EGU 2018: how to distinguish football celebrations from dancing

10 Apr 2018 Liz Kalaugher
Seismic record
Seismic record captured during the Bruce Springsteen concert at Camp Nou on 14 May 2016. (Courtesy: Jordi Díaz)

During the FC Barcelona vs Paris Saint-Germain match in March 2017, Barcelona scored the vital sixth goal the team needed during the final minute of the game. The home crowd celebrations shook the ground enough to record a large signal on the seismometer installed by Jordi Diaz in the basement of the Institute of Earth Sciences Jaume Almera-CSIC building, some 500 m away from the Camp Nou stadium.

Initally Diaz installed the kit as a fun way to communicate about seismology to visitors. When he realized that the equipment could have serious uses too he added a second system, as he revealed at a press conference at the European Geosciences Union general assembly in Vienna.

Not only does the seismometer pick up signals from football crowds as they enter and leave the stadium and jump up and down after goals, in 2016 it even distinguished between songs at a Bruce Springsteen rock concert based on the ground movements as 65,000 people danced to the different rhythms. Because the music fans’ movements were more co-ordinated than the football fans, the signal the seismometer detected was clearly distinct to that from goal celebrations.

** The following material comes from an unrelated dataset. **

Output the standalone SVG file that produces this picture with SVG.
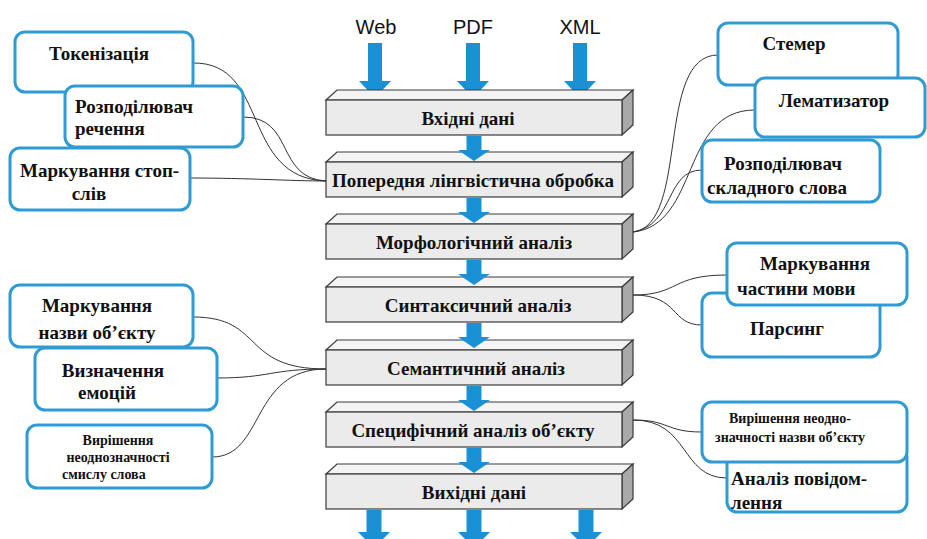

As well as “footquakes”, the kit also detects vibrations from traffic with enough detail to show when traffic lights on Diagonal Avenue – some 100 m away – turn red, from the subway system, from fireworks, marathon runners, storms and oceanic waves. The 2.8 Hz signals created by the runners revealed they were running at a pace of 170 steps per minute.

Apart from monitoring football matches, dancers and runners, the seismometer could provide additional information to engineers by revealing whether buildings respond similarly to different types of vibrations. It could also monitor traffic from a distance.